## Supplied data

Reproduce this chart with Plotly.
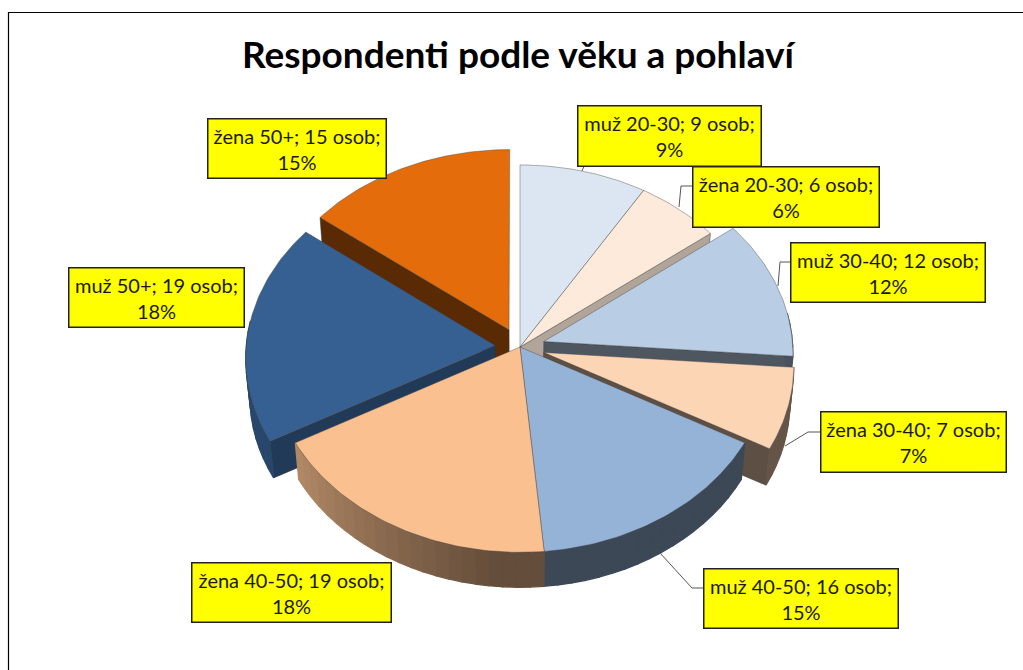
import math
import plotly.graph_objects as go

# --- data ---
labels = ["muž 20-30", "žena 20-30", "muž 30-40", "žena 30-40",
          "muž 40-50", "žena 40-50", "muž 50+", "žena 50+"]
values = [9, 6, 12, 7, 16, 19, 19, 15]
percents = [9, 6, 12, 7, 15, 18, 18, 15]
explode = [0, 0, 0.1, 0.1, 0, 0, 0.1, 0.1]
colors = ["#DCE6F2", "#FDEADA", "#B9CDE5", "#FCD5B5",
          "#95B3D7", "#FAC090", "#376092", "#E46C0A"]
wall_shades = [0.7, 0.7, 0.42, 0.37, 0.4, 0.4, 0.6, 0.39]
title = "Respondenti podle věku a pohlaví"

# --- drawing style / layout ---
CX, CY, RX, RY, K = 520, 347, 249, 193, 0.06
DEPTH, BOTTOM_SCALE = 38, 0.985
boxes = [(577, 105, 761, 166), (692, 166, 879, 227), (790, 242, 985, 302), (820, 411, 1006, 472),
         (703, 568, 898, 628), (191, 562, 391, 622), (68, 267, 244, 327), (207, 118, 386, 178)]
leaders = [[(584, 166), (582, 171)],
           [(692, 186), (681, 186), (679, 207)],
           [(790, 262), (780, 262), (778, 286)],
           [(820, 432), (808, 432), (785, 446)],
           [(703, 588), (692, 588), (660, 553)],
           None, None, None]


def project(X, Y, lower=False):
    s = 1 / (1 + K * Y)
    x, y = CX + RX * X * s, CY - RY * Y * s
    if lower:
        x = CX + (x - CX) * BOTTOM_SCALE
        y = CY + (y - CY) * BOTTOM_SCALE + DEPTH
    return x, y


def shade(hex_color, f):
    rgb = [int(hex_color[i:i + 2], 16) for i in (1, 3, 5)]
    return "rgb({},{},{})".format(*[round(c * f) for c in rgb])


def arc_shade(theta):
    if theta <= 185:
        return 0.40
    if theta >= 245:
        return 0.74
    return 0.40 + (theta - 185) / 60 * 0.34


fig = go.Figure()


def poly(points, fill, line=None, width=0.6):
    fig.add_trace(go.Scatter(
        x=[p[0] for p in points] + [points[0][0]],
        y=[p[1] for p in points] + [points[0][1]],
        mode="lines", fill="toself", fillcolor=fill,
        line=dict(color=line or fill, width=width),
        hoverinfo="skip", showlegend=False))


total = sum(values)
slices = []
cum = 0
for i, v in enumerate(values):
    start = cum / total * 360
    cum += v
    end = cum / total * 360
    slices.append((i, start, end))


def depth_key(s):
    return -math.cos(math.radians((s[1] + s[2]) / 2))


for i, start, end in sorted(slices, key=depth_key):
    mid = math.radians((start + end) / 2)
    ox, oy = explode[i] * math.sin(mid), explode[i] * math.cos(mid)

    def rim(theta, lower=False):
        t = math.radians(theta)
        return project(ox + math.sin(t), oy + math.cos(t), lower)

    apex_t, apex_b = project(ox, oy), project(ox, oy, True)
    # radial walls facing the viewer
    if math.sin(math.radians(end)) > 0:
        poly([apex_t, rim(end), rim(end, True), apex_b], shade(colors[i], wall_shades[i]), "#444444", 0.5)
    if math.sin(math.radians(start)) < 0:
        poly([apex_t, rim(start), rim(start, True), apex_b], shade(colors[i], wall_shades[i]), "#333333", 0.5)
    # outer rim, as small bands so that it can carry the shading gradient
    n = max(2, int((end - start) / 3))
    for k in range(n):
        a = start + (end - start) * k / n
        b = start + (end - start) * (k + 1) / n
        if math.cos(math.radians((a + b) / 2)) < 0.15:
            poly([rim(a), rim(b), rim(b, True), rim(a, True)],
                 shade(colors[i], arc_shade((a + b) / 2)), None, 1.3)
    # top face
    m = max(8, int(end - start))
    pts = [apex_t] + [rim(start + (end - start) * k / m) for k in range(m + 1)]
    poly(pts, colors[i], "rgba(70,70,70,0.6)", 0.7)

# leader lines
for seg in leaders:
    if seg:
        fig.add_trace(go.Scatter(x=[p[0] for p in seg], y=[p[1] for p in seg], mode="lines",
                                 line=dict(color="#555555", width=1),
                                 hoverinfo="skip", showlegend=False))

# data labels
for name, val, pct, (x0, y0, x1, y1) in zip(labels, values, percents, boxes):
    fig.add_annotation(
        x=(x0 + x1) / 2, y=(y0 + y1) / 2, xref="x", yref="y", showarrow=False,
        text=f"{name}; {val} osob;<br>{pct}%", align="center", valign="middle",
        width=x1 - x0 - 6, height=y1 - y0 - 6, borderpad=2, borderwidth=1.5,
        bordercolor="#222222", bgcolor="#FFFF00",
        font=dict(family="Lato", size=20, color="#1a1a00"))

fig.add_annotation(x=519.5, y=53, xref="x", yref="y", showarrow=False, text=f"<b>{title}</b>",
                   font=dict(family="Lato", size=37, color="#000000"))

fig.add_shape(type="rect", x0=8.5, y0=12.5, x1=1060, y1=700, line=dict(color="#000000", width=1.2))

fig.update_layout(
    width=1023, height=670, autosize=False, margin=dict(l=0, r=0, t=0, b=0),
    paper_bgcolor="#FFFFFF", plot_bgcolor="#FFFFFF", showlegend=False,
    xaxis=dict(range=[0, 1023], visible=False, fixedrange=True),
    yaxis=dict(range=[670, 0], visible=False, fixedrange=True))

fig.write_html("out.html", config={"displayModeBar": False},
               post_script="document.body.style.margin='0';document.body.style.overflow='hidden';")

## Given exercise
Without the pictures, return the listing above from its first line through the line that has "import plotly.graph_objects as go".

## Solution to this problem
Reproduce this chart with Plotly.
import math
import plotly.graph_objects as go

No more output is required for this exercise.